[start of SUPPLIED INFORMATION]
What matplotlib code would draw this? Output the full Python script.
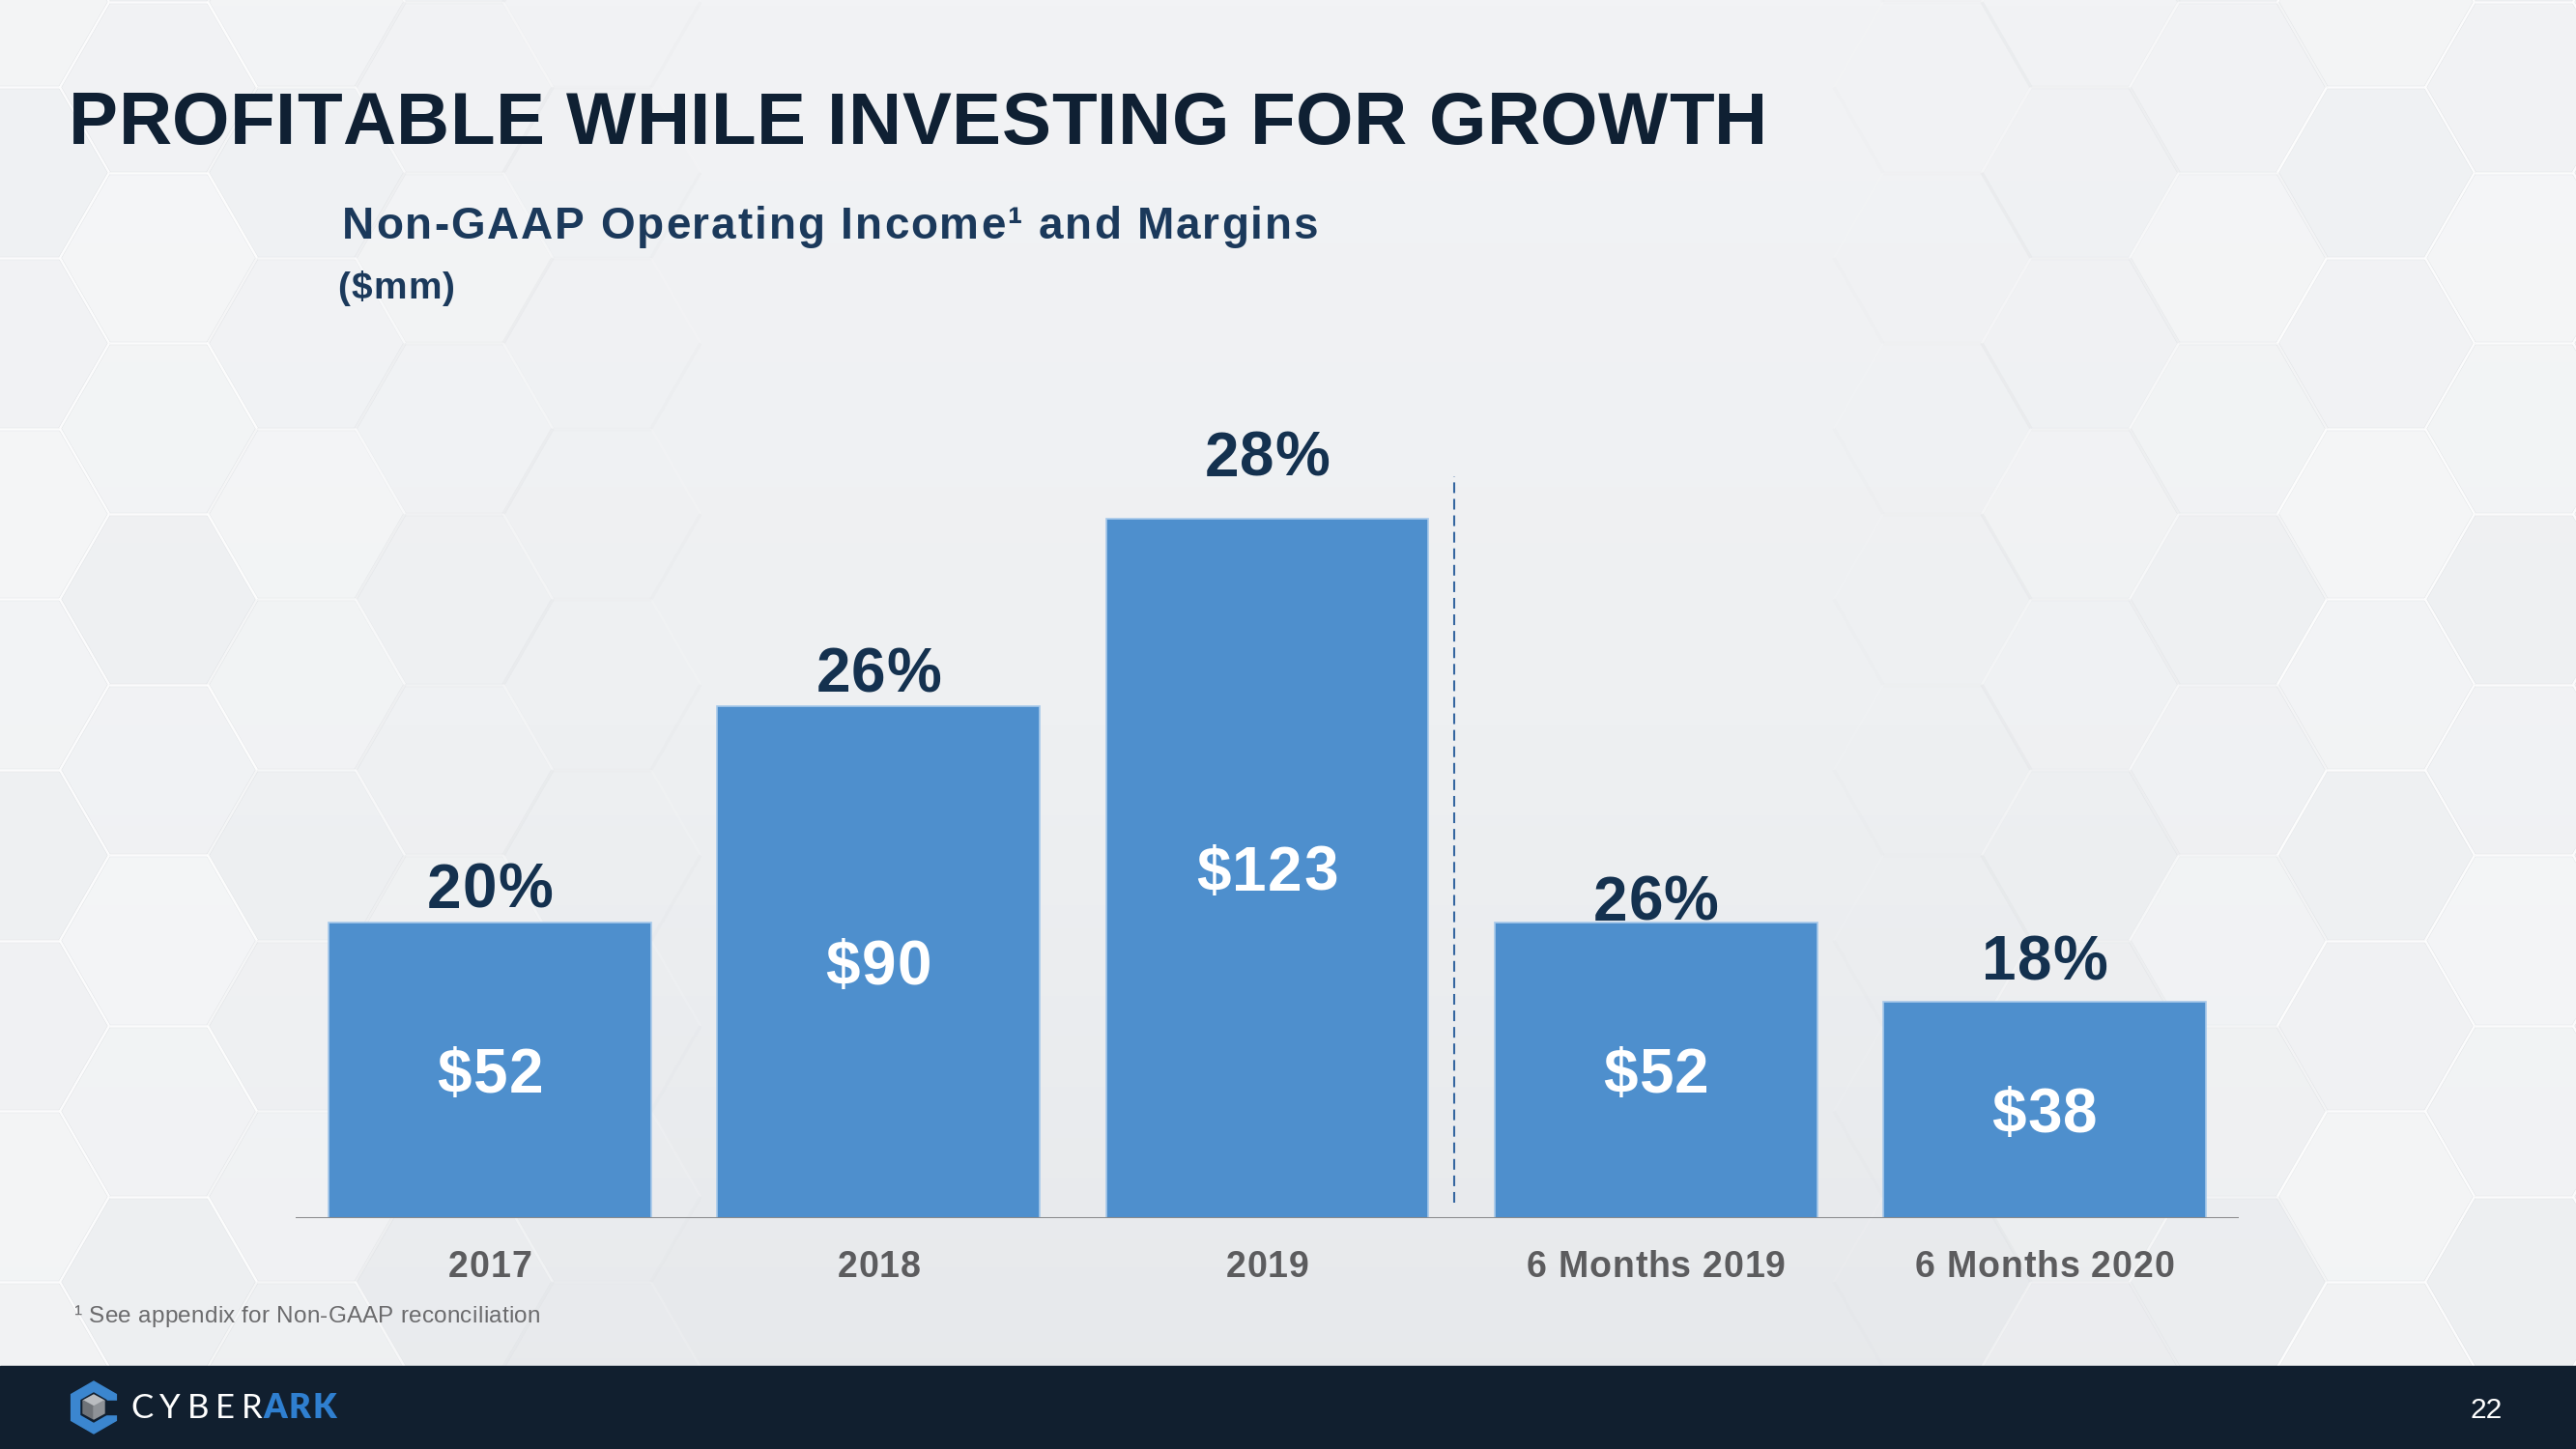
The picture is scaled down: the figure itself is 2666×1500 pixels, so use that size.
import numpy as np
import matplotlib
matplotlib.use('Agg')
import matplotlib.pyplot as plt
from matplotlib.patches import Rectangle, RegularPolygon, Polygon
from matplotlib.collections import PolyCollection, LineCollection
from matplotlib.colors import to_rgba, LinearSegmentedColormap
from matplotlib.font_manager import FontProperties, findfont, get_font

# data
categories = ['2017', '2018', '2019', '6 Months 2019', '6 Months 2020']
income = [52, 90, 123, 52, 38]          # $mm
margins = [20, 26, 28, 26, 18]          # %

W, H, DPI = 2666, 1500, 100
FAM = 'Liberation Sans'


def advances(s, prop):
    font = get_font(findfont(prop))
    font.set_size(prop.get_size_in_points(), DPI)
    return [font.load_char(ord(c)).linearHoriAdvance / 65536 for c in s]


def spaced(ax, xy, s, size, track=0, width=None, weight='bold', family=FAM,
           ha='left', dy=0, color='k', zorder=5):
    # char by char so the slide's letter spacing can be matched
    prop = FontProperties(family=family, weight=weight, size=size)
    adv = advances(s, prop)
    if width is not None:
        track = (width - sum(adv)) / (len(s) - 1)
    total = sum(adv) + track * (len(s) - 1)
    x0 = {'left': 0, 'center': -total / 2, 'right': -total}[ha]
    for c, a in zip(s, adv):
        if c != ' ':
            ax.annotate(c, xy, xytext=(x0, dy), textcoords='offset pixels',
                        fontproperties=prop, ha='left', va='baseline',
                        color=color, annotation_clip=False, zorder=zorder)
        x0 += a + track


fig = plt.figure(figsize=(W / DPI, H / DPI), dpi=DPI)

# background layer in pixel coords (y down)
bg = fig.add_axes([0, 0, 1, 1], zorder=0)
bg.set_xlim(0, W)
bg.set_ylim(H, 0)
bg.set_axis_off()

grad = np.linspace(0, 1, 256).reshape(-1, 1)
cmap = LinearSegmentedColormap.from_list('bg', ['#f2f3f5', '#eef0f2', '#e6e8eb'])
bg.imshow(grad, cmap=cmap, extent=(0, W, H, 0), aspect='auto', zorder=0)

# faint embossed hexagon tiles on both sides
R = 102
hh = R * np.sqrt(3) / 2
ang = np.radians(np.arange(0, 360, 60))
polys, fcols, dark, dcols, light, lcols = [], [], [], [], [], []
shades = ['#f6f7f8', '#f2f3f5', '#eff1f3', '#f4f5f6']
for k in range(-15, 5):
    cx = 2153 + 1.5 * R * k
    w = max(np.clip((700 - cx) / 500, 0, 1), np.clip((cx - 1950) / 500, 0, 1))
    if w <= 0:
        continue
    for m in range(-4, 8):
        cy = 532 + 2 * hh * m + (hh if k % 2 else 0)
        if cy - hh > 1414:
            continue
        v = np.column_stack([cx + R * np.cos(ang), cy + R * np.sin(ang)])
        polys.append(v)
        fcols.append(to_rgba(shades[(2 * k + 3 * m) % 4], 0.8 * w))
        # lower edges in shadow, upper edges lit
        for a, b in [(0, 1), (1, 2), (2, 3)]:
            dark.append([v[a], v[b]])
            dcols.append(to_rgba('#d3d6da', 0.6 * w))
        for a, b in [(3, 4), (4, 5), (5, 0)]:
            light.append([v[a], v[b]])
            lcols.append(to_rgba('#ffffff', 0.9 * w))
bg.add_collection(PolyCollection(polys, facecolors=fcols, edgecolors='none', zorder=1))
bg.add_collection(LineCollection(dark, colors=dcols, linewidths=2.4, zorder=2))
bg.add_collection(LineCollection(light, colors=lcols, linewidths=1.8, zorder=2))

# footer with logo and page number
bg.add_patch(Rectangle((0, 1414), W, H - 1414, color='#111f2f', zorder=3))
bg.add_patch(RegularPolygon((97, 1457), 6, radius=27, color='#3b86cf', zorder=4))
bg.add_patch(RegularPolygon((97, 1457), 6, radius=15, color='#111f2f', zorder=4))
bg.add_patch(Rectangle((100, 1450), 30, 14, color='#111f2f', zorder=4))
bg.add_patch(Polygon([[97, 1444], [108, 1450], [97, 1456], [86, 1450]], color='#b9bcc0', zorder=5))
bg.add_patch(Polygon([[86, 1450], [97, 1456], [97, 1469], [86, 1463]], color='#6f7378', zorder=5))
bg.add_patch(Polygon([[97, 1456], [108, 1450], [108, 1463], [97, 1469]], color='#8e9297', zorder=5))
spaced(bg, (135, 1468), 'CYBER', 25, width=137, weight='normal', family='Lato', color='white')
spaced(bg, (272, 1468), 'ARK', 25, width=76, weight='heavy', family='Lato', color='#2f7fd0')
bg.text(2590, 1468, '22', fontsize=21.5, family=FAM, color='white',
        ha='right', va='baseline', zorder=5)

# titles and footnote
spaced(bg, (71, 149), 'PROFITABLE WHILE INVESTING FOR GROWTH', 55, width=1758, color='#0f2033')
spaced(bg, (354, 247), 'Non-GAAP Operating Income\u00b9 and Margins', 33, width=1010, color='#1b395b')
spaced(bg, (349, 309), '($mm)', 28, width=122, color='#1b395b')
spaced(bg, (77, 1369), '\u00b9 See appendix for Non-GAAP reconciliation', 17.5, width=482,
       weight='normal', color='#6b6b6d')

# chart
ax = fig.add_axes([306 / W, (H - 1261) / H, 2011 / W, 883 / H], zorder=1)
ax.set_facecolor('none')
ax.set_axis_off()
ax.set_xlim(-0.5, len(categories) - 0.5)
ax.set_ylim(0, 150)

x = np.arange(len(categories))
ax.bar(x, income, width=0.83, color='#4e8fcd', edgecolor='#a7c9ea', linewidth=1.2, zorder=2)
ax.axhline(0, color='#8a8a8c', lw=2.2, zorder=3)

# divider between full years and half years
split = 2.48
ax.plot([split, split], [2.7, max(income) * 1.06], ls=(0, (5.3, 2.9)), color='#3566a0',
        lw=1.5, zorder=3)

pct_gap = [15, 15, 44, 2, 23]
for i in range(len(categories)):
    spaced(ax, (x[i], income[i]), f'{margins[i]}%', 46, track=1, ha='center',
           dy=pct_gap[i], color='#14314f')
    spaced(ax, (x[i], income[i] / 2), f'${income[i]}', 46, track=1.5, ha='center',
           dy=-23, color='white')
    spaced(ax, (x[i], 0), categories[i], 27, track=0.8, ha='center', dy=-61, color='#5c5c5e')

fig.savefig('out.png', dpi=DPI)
[end of SUPPLIED INFORMATION]
*GIVEN INSTRUCTION*. Using the listing, say how many lines include the word "matplotlib", and add nothing else.

*ANSWER TO THE TASK*. 8